Written request>
Write out the entries below once more, exactly, with the pictures left out.

Items listed in a dataset>
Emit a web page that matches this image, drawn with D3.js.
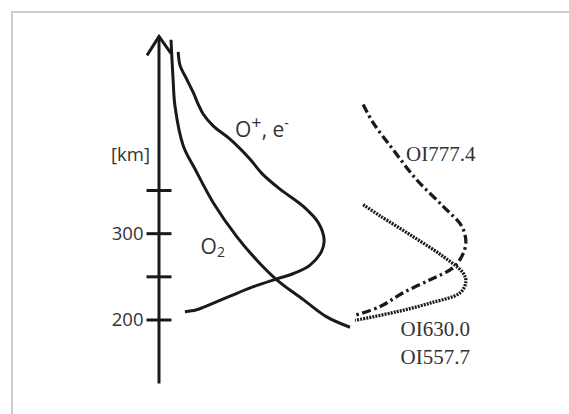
<!DOCTYPE html>
<html>
<head>
<meta charset="utf-8">
<script src="https://cdn.jsdelivr.net/npm/d3@7"></script>
<style>
    body {margin: 0; background: #fff;}
    svg {display: block;}
</style>
</head>
<body>
<div id="chart"></div>
<script>
// altitude axis (km)
const altitudeTicks = [200, 250, 300, 350];
const altitudeTickLabels = ["200", "", "300", ""];
const altitudeExtent = [126, 528];

// relative density / emission (arbitrary units) against altitude [value, km]
const o2Density = [[3.75, 524], [4.4, 478], [5.0, 447], [7.6, 401], [11.3, 374], [17.0, 335],
    [24.3, 296], [30.5, 269], [36.8, 246], [45.1, 223], [52.4, 203], [59.7, 191]];
const oPlusDensity = [[6.0, 510], [6.6, 494], [8.7, 478], [10.7, 463], [12.3, 449], [13.8, 438],
    [17.0, 424], [22.2, 409], [28.4, 386], [32.2, 369], [37.8, 351], [45.1, 331], [49.8, 312],
    [51.6, 292], [50.8, 279], [47.2, 263], [41.9, 253], [36.8, 247], [29.5, 238], [22.2, 227],
    [17.0, 219], [13.8, 214], [11.5, 211], [8.1, 209]];
const oi7774 = [[63.8, 449], [66.9, 428], [73.1, 397], [80.5, 362], [88.8, 331], [94.6, 308],
    [95.9, 289], [94.6, 273], [91.9, 260], [84.7, 246], [76.3, 231], [69.1, 215], [61.3, 205]];
const oi6300 = [[63.8, 333], [69.1, 320], [79.4, 296], [88.8, 273], [95, 254], [95.9, 244],
    [94.1, 231], [84.7, 219], [74.3, 209], [61.3, 199]];

const width = 569, height = 414;
const ink = "#1a1a1a", textInk = "#333";

let svg = d3.select("#chart").append("svg")
    .attr("width", width).attr("height", height)
    .style("font-family", "'Open Sans', sans-serif");

svg.append("rect").attr("width", width).attr("height", height).attr("fill", "#fff");

//Frame
svg.append("rect")
    .attr("x", 12).attr("y", 12)
    .attr("width", 600).attr("height", 600)
    .attr("fill", "none").attr("stroke", "#cdcdcd").attr("stroke-width", 2);

//Scales
let x = d3.scaleLinear().domain([0, 100]).range([159, 479]);
let y = d3.scaleLinear().domain([200, 350]).range([319.5, 190]);

//Axis line + open arrow head
const axisX = x(0);
svg.append("line")
    .attr("x1", axisX).attr("x2", axisX)
    .attr("y1", y(altitudeExtent[0])).attr("y2", y(altitudeExtent[1]))
    .attr("stroke", ink).attr("stroke-width", 3);

const tipY = y(altitudeExtent[1]);
svg.append("path")
    .attr("d", d3.line()([[axisX - 12, tipY + 19], [axisX, tipY], [axisX + 12, tipY + 17]]))
    .attr("fill", "none").attr("stroke", ink).attr("stroke-width", 3)
    .attr("stroke-linejoin", "miter");

//Ticks crossing the axis
let yAxis = d3.axisLeft(y).tickValues(altitudeTicks).tickSize(25).tickPadding(3)
    .tickFormat((d, i) => altitudeTickLabels[i]);

let axisG = svg.append("g").attr("transform", "translate(" + (axisX + 12.5) + ",0)").call(yAxis);
axisG.select(".domain").remove();
axisG.selectAll("line").attr("stroke", ink).attr("stroke-width", 3);
axisG.selectAll("text")
    .attr("font-family", "'Open Sans', sans-serif")
    .attr("font-size", "18.5px").attr("fill", textInk);

svg.append("text")
    .attr("x", 150).attr("y", y(384))
    .attr("text-anchor", "end").attr("font-size", "18.5px").attr("fill", textInk)
    .text("[km]");

//Curves
let line = d3.line()
    .x(d => x(d[0])).y(d => y(d[1]))
    .curve(d3.curveCatmullRom.alpha(0.5));

function addCurve(data, dash, w) {
    svg.append("path").datum(data)
        .attr("d", line)
        .attr("fill", "none")
        .attr("stroke", ink)
        .attr("stroke-width", w)
        .attr("stroke-dasharray", dash);
}

addCurve(o2Density, null, 3);
addCurve(oPlusDensity, null, 3);
addCurve(oi7774, "9,3.5,2.5,3.5", 3.3);
addCurve(oi6300, "2,1.1", 3.3);

//Species labels
let oLabel = svg.append("text")
    .attr("x", x(23.75)).attr("y", y(411))
    .attr("font-size", "21px").attr("fill", textInk);
oLabel.append("tspan").text("O");
oLabel.append("tspan").attr("font-size", "18px").attr("dy", -8).text("+");
oLabel.append("tspan").attr("dy", 8).text(", e");
oLabel.append("tspan").attr("font-size", "14px").attr("dy", -9).text("-");

let o2Label = svg.append("text")
    .attr("x", x(13)).attr("y", y(276))
    .attr("font-size", "21px").attr("fill", textInk);
o2Label.append("tspan").text("O");
o2Label.append("tspan").attr("font-size", "14px").attr("dy", 3).text("2");

//Emission labels
const serif = "'Liberation Serif', 'DejaVu Serif', serif";
svg.append("text").attr("x", x(77.2)).attr("y", y(383.5))
    .attr("font-family", serif).attr("font-size", "21px").attr("fill", textInk)
    .text("OI777.4");
svg.append("text").attr("x", x(75.5)).attr("y", y(181.4))
    .attr("font-family", serif).attr("font-size", "21px").attr("fill", textInk)
    .text("OI630.0");
svg.append("text").attr("x", x(75.5)).attr("y", y(148.8))
    .attr("font-family", serif).attr("font-size", "21px").attr("fill", textInk)
    .text("OI557.7");
</script>
</body>
</html>
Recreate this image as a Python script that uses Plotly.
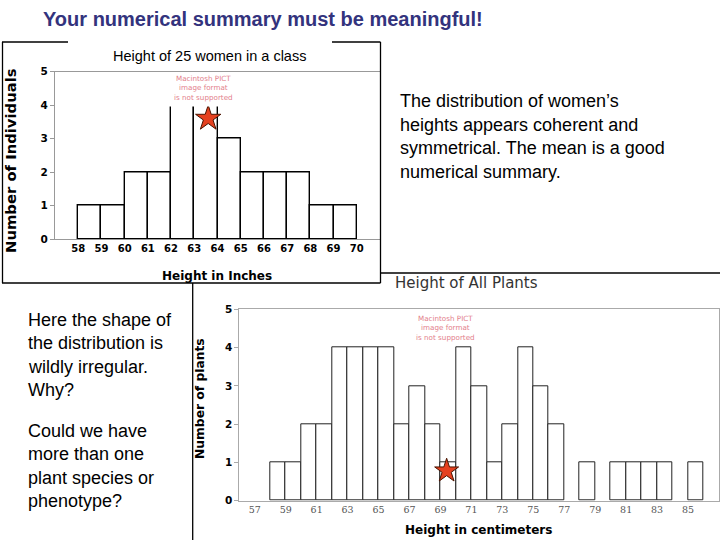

Task response>
Emit a web page that matches this image, drawn with D3.js.
<!DOCTYPE html>
<html>
<head>
<meta charset="utf-8">
<script src="https://cdn.jsdelivr.net/npm/d3@7"></script>
<style>
    body {margin: 0; background: #fff;}
    svg {display: block;}
</style>
</head>
<body>
<div id="chart"></div>
<script>
// altitude axis (km)
const altitudeTicks = [200, 250, 300, 350];
const altitudeTickLabels = ["200", "", "300", ""];
const altitudeExtent = [126, 528];

// relative density / emission (arbitrary units) against altitude [value, km]
const o2Density = [[3.75, 524], [4.4, 478], [5.0, 447], [7.6, 401], [11.3, 374], [17.0, 335],
    [24.3, 296], [30.5, 269], [36.8, 246], [45.1, 223], [52.4, 203], [59.7, 191]];
const oPlusDensity = [[6.0, 510], [6.6, 494], [8.7, 478], [10.7, 463], [12.3, 449], [13.8, 438],
    [17.0, 424], [22.2, 409], [28.4, 386], [32.2, 369], [37.8, 351], [45.1, 331], [49.8, 312],
    [51.6, 292], [50.8, 279], [47.2, 263], [41.9, 253], [36.8, 247], [29.5, 238], [22.2, 227],
    [17.0, 219], [13.8, 214], [11.5, 211], [8.1, 209]];
const oi7774 = [[63.8, 449], [66.9, 428], [73.1, 397], [80.5, 362], [88.8, 331], [94.6, 308],
    [95.9, 289], [94.6, 273], [91.9, 260], [84.7, 246], [76.3, 231], [69.1, 215], [61.3, 205]];
const oi6300 = [[63.8, 333], [69.1, 320], [79.4, 296], [88.8, 273], [95, 254], [95.9, 244],
    [94.1, 231], [84.7, 219], [74.3, 209], [61.3, 199]];

const width = 569, height = 414;
const ink = "#1a1a1a", textInk = "#333";

let svg = d3.select("#chart").append("svg")
    .attr("width", width).attr("height", height)
    .style("font-family", "'Open Sans', sans-serif");

svg.append("rect").attr("width", width).attr("height", height).attr("fill", "#fff");

//Frame
svg.append("rect")
    .attr("x", 12).attr("y", 12)
    .attr("width", 600).attr("height", 600)
    .attr("fill", "none").attr("stroke", "#cdcdcd").attr("stroke-width", 2);

//Scales
let x = d3.scaleLinear().domain([0, 100]).range([159, 479]);
let y = d3.scaleLinear().domain([200, 350]).range([319.5, 190]);

//Axis line + open arrow head
const axisX = x(0);
svg.append("line")
    .attr("x1", axisX).attr("x2", axisX)
    .attr("y1", y(altitudeExtent[0])).attr("y2", y(altitudeExtent[1]))
    .attr("stroke", ink).attr("stroke-width", 3);

const tipY = y(altitudeExtent[1]);
svg.append("path")
    .attr("d", d3.line()([[axisX - 12, tipY + 19], [axisX, tipY], [axisX + 12, tipY + 17]]))
    .attr("fill", "none").attr("stroke", ink).attr("stroke-width", 3)
    .attr("stroke-linejoin", "miter");

//Ticks crossing the axis
let yAxis = d3.axisLeft(y).tickValues(altitudeTicks).tickSize(25).tickPadding(3)
    .tickFormat((d, i) => altitudeTickLabels[i]);

let axisG = svg.append("g").attr("transform", "translate(" + (axisX + 12.5) + ",0)").call(yAxis);
axisG.select(".domain").remove();
axisG.selectAll("line").attr("stroke", ink).attr("stroke-width", 3);
axisG.selectAll("text")
    .attr("font-family", "'Open Sans', sans-serif")
    .attr("font-size", "18.5px").attr("fill", textInk);

svg.append("text")
    .attr("x", 150).attr("y", y(384))
    .attr("text-anchor", "end").attr("font-size", "18.5px").attr("fill", textInk)
    .text("[km]");

//Curves
let line = d3.line()
    .x(d => x(d[0])).y(d => y(d[1]))
    .curve(d3.curveCatmullRom.alpha(0.5));

function addCurve(data, dash, w) {
    svg.append("path").datum(data)
        .attr("d", line)
        .attr("fill", "none")
        .attr("stroke", ink)
        .attr("stroke-width", w)
        .attr("stroke-dasharray", dash);
}

addCurve(o2Density, null, 3);
addCurve(oPlusDensity, null, 3);
addCurve(oi7774, "9,3.5,2.5,3.5", 3.3);
addCurve(oi6300, "2,1.1", 3.3);

//Species labels
let oLabel = svg.append("text")
    .attr("x", x(23.75)).attr("y", y(411))
    .attr("font-size", "21px").attr("fill", textInk);
oLabel.append("tspan").text("O");
oLabel.append("tspan").attr("font-size", "18px").attr("dy", -8).text("+");
oLabel.append("tspan").attr("dy", 8).text(", e");
oLabel.append("tspan").attr("font-size", "14px").attr("dy", -9).text("-");

let o2Label = svg.append("text")
    .attr("x", x(13)).attr("y", y(276))
    .attr("font-size", "21px").attr("fill", textInk);
o2Label.append("tspan").text("O");
o2Label.append("tspan").attr("font-size", "14px").attr("dy", 3).text("2");

//Emission labels
const serif = "'Liberation Serif', 'DejaVu Serif', serif";
svg.append("text").attr("x", x(77.2)).attr("y", y(383.5))
    .attr("font-family", serif).attr("font-size", "21px").attr("fill", textInk)
    .text("OI777.4");
svg.append("text").attr("x", x(75.5)).attr("y", y(181.4))
    .attr("font-family", serif).attr("font-size", "21px").attr("fill", textInk)
    .text("OI630.0");
svg.append("text").attr("x", x(75.5)).attr("y", y(148.8))
    .attr("font-family", serif).attr("font-size", "21px").attr("fill", textInk)
    .text("OI557.7");
</script>
</body>
</html>
Recreate this image as a Python script that uses Plotly.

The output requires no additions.